I hesitated, wanting to say “yes” but as sexy as she is, the part of me that was still rational knew just how one-sided such a deal really was. She knew it too, but she also knew that I was no match her incredible powers of seduction. She then lightly glided her tongue over my lips and the deal was done. First I simply said “yes” but in a moment she had me begging for the privilege.

She couldn’t resist mind fucking me though. I was informed that the kiss might not be what I was expecting. Yes, it could be pure bliss, but it could just as easily be a tight lipped encounter that I would hate. Was I still willing to enter into such a bargain knowing this? I said “yes” because at that point I was so mesmerized that I couldn’t imagine saying otherwise.

Then came the kiss…

Oh dear Lord, how amazing is it when one is put into such a state of mind numbing seduction, and then to have every prayer answered in the space of thirty seconds. It was heaven epitomized. For a moment, time seemed to stand still, but reality soon stepped in when she withdrew and rolled over. “Remember now slave, thirty minutes, and of course you do know what the slightest hesitation will cost you, right”? By this, she meant she’d double the punishment if I made so much as a peep.
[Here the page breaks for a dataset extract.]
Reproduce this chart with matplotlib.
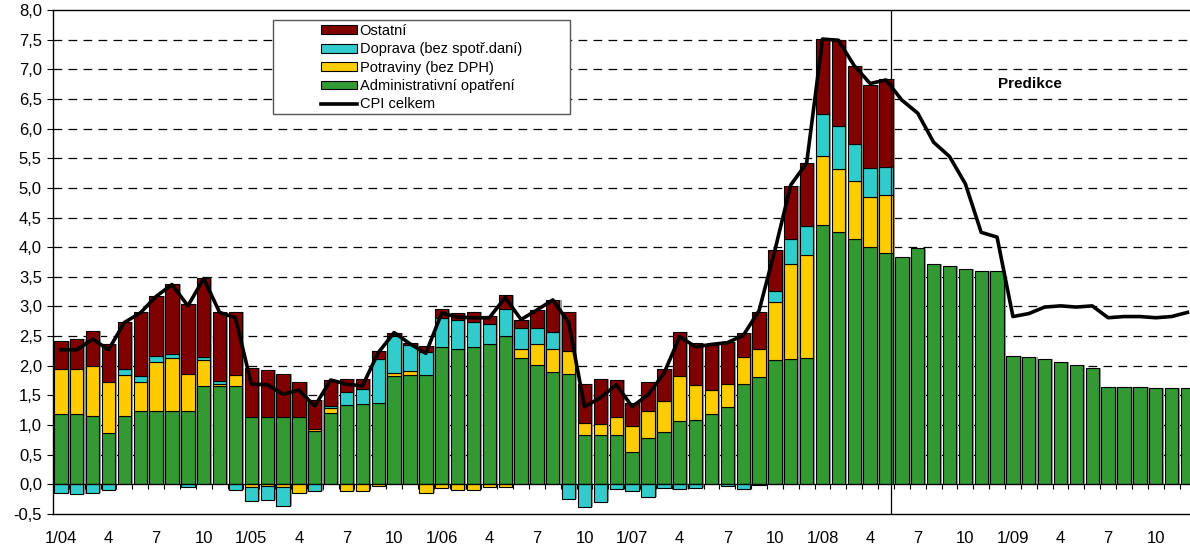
import numpy as np
import matplotlib
matplotlib.use('Agg')
import matplotlib.pyplot as plt
from matplotlib.patches import Patch, Rectangle
from matplotlib.lines import Line2D

plt.rcParams['font.family'] = ['Liberation Sans', 'DejaVu Sans']

# mesice 1/04 - 12/09, skutecnost do 5/08, potom predikce
tick_pos = list(range(0, 72, 3))
tick_lab = ['1/04', '4', '7', '10', '1/05', '4', '7', '10', '1/06', '4', '7', '10',
            '1/07', '4', '7', '10', '1/08', '4', '7', '10', '1/09', '4', '7', '10']

admin = [1.18, 1.18, 1.15, 0.86, 1.16, 1.23, 1.24, 1.23, 1.23, 1.66, 1.66, 1.66,
         1.14, 1.13, 1.13, 1.14, 0.90, 1.21, 1.33, 1.35, 1.37, 1.82, 1.84, 1.84,
         2.32, 2.29, 2.31, 2.37, 2.51, 2.13, 2.01, 1.89, 1.86, 0.84, 0.83, 0.83,
         0.55, 0.78, 0.89, 1.07, 1.09, 1.18, 1.31, 1.70, 1.81, 2.10, 2.12, 2.13,
         4.37, 4.26, 4.13, 4.01, 3.90, 3.83, 3.99, 3.72, 3.68, 3.63, 3.60, 3.59,
         2.17, 2.14, 2.12, 2.07, 2.01, 1.96, 1.65, 1.65, 1.65, 1.63, 1.63, 1.63]

potraviny = [0.76, 0.76, 0.84, 0.86, 0.68, 0.50, 0.82, 0.90, 0.63, 0.43, 0.04, 0.18,
             -0.05, -0.02, -0.05, -0.15, 0.03, 0.07, -0.11, -0.11, -0.03, 0.05, 0.07, -0.15,
             -0.06, -0.10, -0.10, -0.04, -0.04, 0.16, 0.36, 0.40, 0.39, 0.19, 0.18, 0.31,
             0.43, 0.46, 0.51, 0.75, 0.59, 0.41, 0.39, 0.45, 0.48, 0.97, 1.59, 1.74,
             1.17, 1.06, 0.99, 0.84, 0.98]

doprava = [-0.14, -0.17, -0.14, -0.09, 0.10, 0.10, 0.11, 0.07, -0.04, 0.05, 0.05, -0.10,
           -0.23, -0.24, -0.31, 0.0, -0.11, 0.04, 0.23, 0.26, 0.75, 0.63, 0.44, 0.40,
           0.48, 0.49, 0.43, 0.33, 0.45, 0.34, 0.27, 0.28, -0.24, -0.38, -0.29, -0.08,
           -0.11, -0.22, -0.06, -0.08, -0.06, 0.0, -0.03, -0.07, -0.01, 0.19, 0.42, 0.48,
           0.71, 0.72, 0.62, 0.48, 0.48]

ostatni = [0.47, 0.51, 0.59, 0.65, 0.79, 1.07, 1.01, 1.18, 1.19, 1.34, 1.15, 1.06,
           0.82, 0.80, 0.73, 0.59, 0.50, 0.44, 0.21, 0.16, 0.13, 0.06, 0.03, 0.10,
           0.15, 0.11, 0.17, 0.14, 0.24, 0.14, 0.30, 0.54, 0.66, 0.66, 0.76, 0.62,
           0.40, 0.48, 0.54, 0.75, 0.71, 0.76, 0.70, 0.40, 0.61, 0.70, 0.91, 1.07,
           1.26, 1.45, 1.32, 1.41, 1.48]

cpi = [2.27, 2.27, 2.45, 2.27, 2.73, 2.89, 3.17, 3.37, 3.01, 3.47, 2.90, 2.81,
       1.69, 1.68, 1.52, 1.59, 1.32, 1.76, 1.69, 1.66, 2.22, 2.56, 2.37, 2.21,
       2.89, 2.82, 2.81, 2.81, 3.15, 2.78, 2.94, 3.11, 2.73, 1.31, 1.46, 1.68,
       1.31, 1.51, 1.87, 2.49, 2.32, 2.36, 2.39, 2.51, 2.93, 3.95, 5.05, 5.42,
       7.51, 7.49, 7.06, 6.76, 6.82, 6.48, 6.26, 5.77, 5.53, 5.07, 4.25, 4.17,
       2.83, 2.88, 2.99, 3.01, 2.99, 3.01, 2.81, 2.83, 2.83, 2.81, 2.83, 2.90]

c_green = '#339933'
c_yellow = '#FFCC00'
c_cyan = '#33CCCC'
c_red = '#800000'

n = len(admin)
x = np.arange(n)
w = 0.84

def pad(v):
    out = np.zeros(n)
    out[:len(v)] = v
    return out

fig = plt.figure(figsize=(11.9, 5.49), dpi=100)
ax = fig.add_axes([53 / 1190, 1 - 514 / 549, 1 - 53 / 1190, 504 / 549])

adm = np.array(admin)
pos_b = adm.copy()
neg_b = np.zeros(n)
ax.bar(x, adm, w, color=c_green, edgecolor='black', linewidth=0.8, zorder=3)
for vals, col in [(pad(potraviny), c_yellow), (pad(doprava), c_cyan), (pad(ostatni), c_red)]:
    m = vals != 0
    bottom = np.where(vals >= 0, pos_b, neg_b)
    ax.bar(x[m], vals[m], w, bottom=bottom[m], color=col, edgecolor='black',
           linewidth=0.8, zorder=3)
    pos_b += np.clip(vals, 0, None)
    neg_b += np.clip(vals, None, 0)

# stin pod sloupci
ax.bar(x + 0.13, pos_b - neg_b, w, bottom=neg_b, color='#9a9a9a', linewidth=0, zorder=2)

ax.plot(x, cpi, color='black', linewidth=2.6, zorder=5)

ax.axhline(0, color='black', linewidth=0.9, zorder=4)
ax.vlines(x[:-1] + 0.5, -0.08, 0, color='black', linewidth=0.8, zorder=4)
ax.axvline(len(ostatni) - 0.7, color='black', linewidth=0.9, zorder=4)
ax.text(61.1, 6.76, 'Predikce', ha='center', va='center', fontsize=11,
        fontweight='bold', zorder=6)

ax.set_xlim(-0.5, 71.16)
ax.set_ylim(-0.5, 8.0)
yt = np.arange(-0.5, 8.01, 0.5)
ax.set_yticks(yt)
ax.set_yticklabels([f'{v:.1f}'.replace('.', ',') for v in yt], fontsize=12)
ax.set_xticks(tick_pos)
ax.set_xticklabels(tick_lab, fontsize=12)
ax.tick_params(axis='x', length=0, pad=12)
ax.tick_params(axis='y', length=4, width=0.8, pad=4)
for yv in yt[2:-1]:
    ax.axhline(yv, color='black', linewidth=0.9, dashes=(7, 5), zorder=1)
ax.spines['right'].set_visible(False)
for s in ['left', 'top', 'bottom']:
    ax.spines[s].set_linewidth(1.0)

# ramecek legendy
box = Rectangle((273 / 1190, 1 - 114 / 549), 297 / 1190, 94 / 549,
                transform=fig.transFigure, facecolor='white', edgecolor='#555555',
                linewidth=1.0, zorder=6)
fig.patches.append(box)

handles = [Patch(facecolor=c_red, edgecolor='black', linewidth=0.8),
           Patch(facecolor=c_cyan, edgecolor='black', linewidth=0.8),
           Patch(facecolor=c_yellow, edgecolor='black', linewidth=0.8),
           Patch(facecolor=c_green, edgecolor='black', linewidth=0.8),
           Line2D([0], [0], color='black', linewidth=2.6)]
labels = ['Ostatní', 'Doprava (bez spotř.daní)', 'Potraviny (bez DPH)',
          'Administrativní opatření', 'CPI celkem']
leg = fig.legend(handles, labels, loc='upper left',
                 bbox_to_anchor=(321 / 1190, 1 - 24 / 549),
                 bbox_transform=fig.transFigure,
                 prop={'size': 10.5}, frameon=False, handlelength=2.5,
                 handleheight=0.55, handletextpad=0.15, labelspacing=0.3,
                 borderpad=0, borderaxespad=0)
leg.set_zorder(8)

fig.savefig('out.png', dpi=100)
I stripped, walked into the bathroom, knelt in my usual place and slowly stretched out on the ice like floor. Forcing my chest to make contact with the tile is a bit like plunging into the ocean, with one key difference. I never really do “get used” to the coldness of that tile, it just gets colder.

Five minutes passed, then ten, then twenty. Every muscle in my body was aching from fatigue and cold. I could have lessened the torment by stretching out my arms, but to unclasp them is forbidden. She knows how hard this is too. She’s fully aware that a whipping would be much more welcome than this kind of long term torment.

Another five minutes passed and then I heard the sound that would be music to any slave’s ears. The sound of my Mistress’s breathing becoming slower and more rhythmic. She had fallen asleep. I thought  back to the beginning of our D/s relationship, just a little over 2 years earlier. I wondered then if my loving, caring wife, who literally couldn’t harm a fly, could ever treat me as harshly as the slave I needed to be. Now I had my answer.

What better evidence of caviar, selfish, dominant ownership could there be than for a woman to be so detached and uncaring about her husband’s suffering, that she can fall asleep without a care?

Oh how I adore that woman with every fiber of my soul.